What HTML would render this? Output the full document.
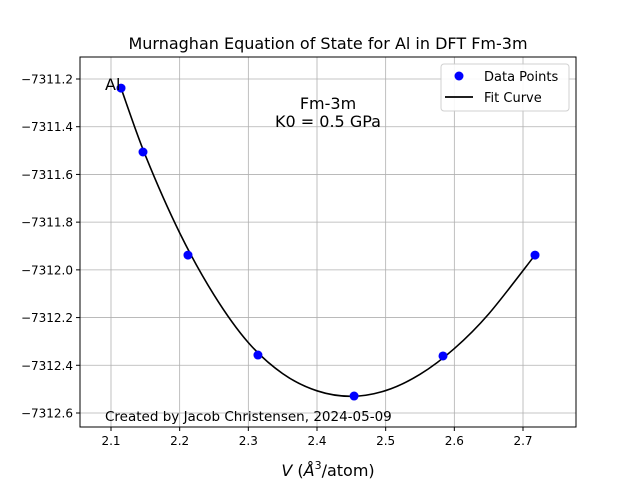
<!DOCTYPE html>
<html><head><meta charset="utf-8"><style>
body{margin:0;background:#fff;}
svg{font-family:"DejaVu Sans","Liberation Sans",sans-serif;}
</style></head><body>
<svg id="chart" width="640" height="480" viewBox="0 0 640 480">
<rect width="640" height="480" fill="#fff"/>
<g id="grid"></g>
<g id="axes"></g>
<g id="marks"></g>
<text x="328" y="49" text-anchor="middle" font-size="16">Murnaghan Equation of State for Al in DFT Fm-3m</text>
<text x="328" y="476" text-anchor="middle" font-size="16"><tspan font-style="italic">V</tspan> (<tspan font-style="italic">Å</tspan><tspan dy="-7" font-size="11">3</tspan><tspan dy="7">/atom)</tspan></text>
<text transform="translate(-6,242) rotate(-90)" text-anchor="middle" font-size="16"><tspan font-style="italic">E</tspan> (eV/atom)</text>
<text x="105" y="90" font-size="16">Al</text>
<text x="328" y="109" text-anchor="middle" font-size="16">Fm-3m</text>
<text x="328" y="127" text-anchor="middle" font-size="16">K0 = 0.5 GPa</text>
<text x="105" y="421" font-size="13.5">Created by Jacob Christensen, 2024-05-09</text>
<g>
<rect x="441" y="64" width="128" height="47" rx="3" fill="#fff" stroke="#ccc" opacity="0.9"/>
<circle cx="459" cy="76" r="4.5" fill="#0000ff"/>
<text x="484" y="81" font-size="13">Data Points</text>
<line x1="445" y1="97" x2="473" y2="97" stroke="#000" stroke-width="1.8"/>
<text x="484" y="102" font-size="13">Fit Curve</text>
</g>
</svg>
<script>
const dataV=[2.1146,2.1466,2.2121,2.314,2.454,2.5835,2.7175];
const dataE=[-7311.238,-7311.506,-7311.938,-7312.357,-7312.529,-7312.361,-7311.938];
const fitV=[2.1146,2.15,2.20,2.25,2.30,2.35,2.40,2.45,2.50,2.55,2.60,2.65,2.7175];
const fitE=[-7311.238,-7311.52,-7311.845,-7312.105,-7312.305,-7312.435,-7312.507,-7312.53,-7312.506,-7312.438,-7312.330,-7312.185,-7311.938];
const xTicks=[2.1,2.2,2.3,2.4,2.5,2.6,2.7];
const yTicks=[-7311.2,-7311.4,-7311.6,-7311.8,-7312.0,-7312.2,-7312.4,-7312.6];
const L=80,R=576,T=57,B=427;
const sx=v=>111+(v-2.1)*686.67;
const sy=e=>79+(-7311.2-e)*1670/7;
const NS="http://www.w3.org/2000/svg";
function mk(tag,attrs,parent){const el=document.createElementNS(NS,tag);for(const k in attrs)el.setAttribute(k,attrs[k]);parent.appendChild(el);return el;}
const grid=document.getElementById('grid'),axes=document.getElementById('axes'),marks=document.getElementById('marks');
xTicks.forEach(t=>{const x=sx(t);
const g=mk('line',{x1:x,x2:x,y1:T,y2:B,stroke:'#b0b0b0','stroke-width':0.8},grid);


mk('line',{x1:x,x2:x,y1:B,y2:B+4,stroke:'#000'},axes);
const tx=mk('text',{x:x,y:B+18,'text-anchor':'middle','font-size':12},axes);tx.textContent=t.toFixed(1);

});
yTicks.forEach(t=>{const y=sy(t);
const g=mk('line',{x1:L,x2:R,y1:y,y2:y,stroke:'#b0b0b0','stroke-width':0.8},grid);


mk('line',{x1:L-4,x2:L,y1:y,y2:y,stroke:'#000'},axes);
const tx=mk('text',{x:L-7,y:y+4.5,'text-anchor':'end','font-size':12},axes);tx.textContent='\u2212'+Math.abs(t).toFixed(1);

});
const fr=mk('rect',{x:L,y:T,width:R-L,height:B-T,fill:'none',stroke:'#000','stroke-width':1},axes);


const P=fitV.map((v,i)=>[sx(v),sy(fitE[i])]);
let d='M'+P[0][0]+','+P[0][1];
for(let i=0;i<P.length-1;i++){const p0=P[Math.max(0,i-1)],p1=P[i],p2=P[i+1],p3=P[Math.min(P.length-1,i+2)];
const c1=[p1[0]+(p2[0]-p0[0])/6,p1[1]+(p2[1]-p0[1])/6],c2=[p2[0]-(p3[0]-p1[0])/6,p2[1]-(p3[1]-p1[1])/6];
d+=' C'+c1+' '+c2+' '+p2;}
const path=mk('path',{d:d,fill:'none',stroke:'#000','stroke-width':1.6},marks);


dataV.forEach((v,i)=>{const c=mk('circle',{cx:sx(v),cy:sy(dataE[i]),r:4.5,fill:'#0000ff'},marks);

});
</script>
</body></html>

▬▬▬

# TASK PROMPT
Give the material again exactly as it is, but keep the pictures out.

# COMPLETE OUTPUT
What HTML would render this? Output the full document.
<!DOCTYPE html>
<html><head><meta charset="utf-8"><style>
body{margin:0;background:#fff;}
svg{font-family:"DejaVu Sans","Liberation Sans",sans-serif;}
</style></head><body>
<svg id="chart" width="640" height="480" viewBox="0 0 640 480">
<rect width="640" height="480" fill="#fff"/>
<g id="grid"></g>
<g id="axes"></g>
<g id="marks"></g>
<text x="328" y="49" text-anchor="middle" font-size="16">Murnaghan Equation of State for Al in DFT Fm-3m</text>
<text x="328" y="476" text-anchor="middle" font-size="16"><tspan font-style="italic">V</tspan> (<tspan font-style="italic">Å</tspan><tspan dy="-7" font-size="11">3</tspan><tspan dy="7">/atom)</tspan></text>
<text transform="translate(-6,242) rotate(-90)" text-anchor="middle" font-size="16"><tspan font-style="italic">E</tspan> (eV/atom)</text>
<text x="105" y="90" font-size="16">Al</text>
<text x="328" y="109" text-anchor="middle" font-size="16">Fm-3m</text>
<text x="328" y="127" text-anchor="middle" font-size="16">K0 = 0.5 GPa</text>
<text x="105" y="421" font-size="13.5">Created by Jacob Christensen, 2024-05-09</text>
<g>
<rect x="441" y="64" width="128" height="47" rx="3" fill="#fff" stroke="#ccc" opacity="0.9"/>
<circle cx="459" cy="76" r="4.5" fill="#0000ff"/>
<text x="484" y="81" font-size="13">Data Points</text>
<line x1="445" y1="97" x2="473" y2="97" stroke="#000" stroke-width="1.8"/>
<text x="484" y="102" font-size="13">Fit Curve</text>
</g>
</svg>
<script>
const dataV=[2.1146,2.1466,2.2121,2.314,2.454,2.5835,2.7175];
const dataE=[-7311.238,-7311.506,-7311.938,-7312.357,-7312.529,-7312.361,-7311.938];
const fitV=[2.1146,2.15,2.20,2.25,2.30,2.35,2.40,2.45,2.50,2.55,2.60,2.65,2.7175];
const fitE=[-7311.238,-7311.52,-7311.845,-7312.105,-7312.305,-7312.435,-7312.507,-7312.53,-7312.506,-7312.438,-7312.330,-7312.185,-7311.938];
const xTicks=[2.1,2.2,2.3,2.4,2.5,2.6,2.7];
const yTicks=[-7311.2,-7311.4,-7311.6,-7311.8,-7312.0,-7312.2,-7312.4,-7312.6];
const L=80,R=576,T=57,B=427;
const sx=v=>111+(v-2.1)*686.67;
const sy=e=>79+(-7311.2-e)*1670/7;
const NS="http://www.w3.org/2000/svg";
function mk(tag,attrs,parent){const el=document.createElementNS(NS,tag);for(const k in attrs)el.setAttribute(k,attrs[k]);parent.appendChild(el);return el;}
const grid=document.getElementById('grid'),axes=document.getElementById('axes'),marks=document.getElementById('marks');
xTicks.forEach(t=>{const x=sx(t);
const g=mk('line',{x1:x,x2:x,y1:T,y2:B,stroke:'#b0b0b0','stroke-width':0.8},grid);


mk('line',{x1:x,x2:x,y1:B,y2:B+4,stroke:'#000'},axes);
const tx=mk('text',{x:x,y:B+18,'text-anchor':'middle','font-size':12},axes);tx.textContent=t.toFixed(1);

});
yTicks.forEach(t=>{const y=sy(t);
const g=mk('line',{x1:L,x2:R,y1:y,y2:y,stroke:'#b0b0b0','stroke-width':0.8},grid);


mk('line',{x1:L-4,x2:L,y1:y,y2:y,stroke:'#000'},axes);
const tx=mk('text',{x:L-7,y:y+4.5,'text-anchor':'end','font-size':12},axes);tx.textContent='\u2212'+Math.abs(t).toFixed(1);

});
const fr=mk('rect',{x:L,y:T,width:R-L,height:B-T,fill:'none',stroke:'#000','stroke-width':1},axes);


const P=fitV.map((v,i)=>[sx(v),sy(fitE[i])]);
let d='M'+P[0][0]+','+P[0][1];
for(let i=0;i<P.length-1;i++){const p0=P[Math.max(0,i-1)],p1=P[i],p2=P[i+1],p3=P[Math.min(P.length-1,i+2)];
const c1=[p1[0]+(p2[0]-p0[0])/6,p1[1]+(p2[1]-p0[1])/6],c2=[p2[0]-(p3[0]-p1[0])/6,p2[1]-(p3[1]-p1[1])/6];
d+=' C'+c1+' '+c2+' '+p2;}
const path=mk('path',{d:d,fill:'none',stroke:'#000','stroke-width':1.6},marks);


dataV.forEach((v,i)=>{const c=mk('circle',{cx:sx(v),cy:sy(dataE[i]),r:4.5,fill:'#0000ff'},marks);

});
</script>
</body></html>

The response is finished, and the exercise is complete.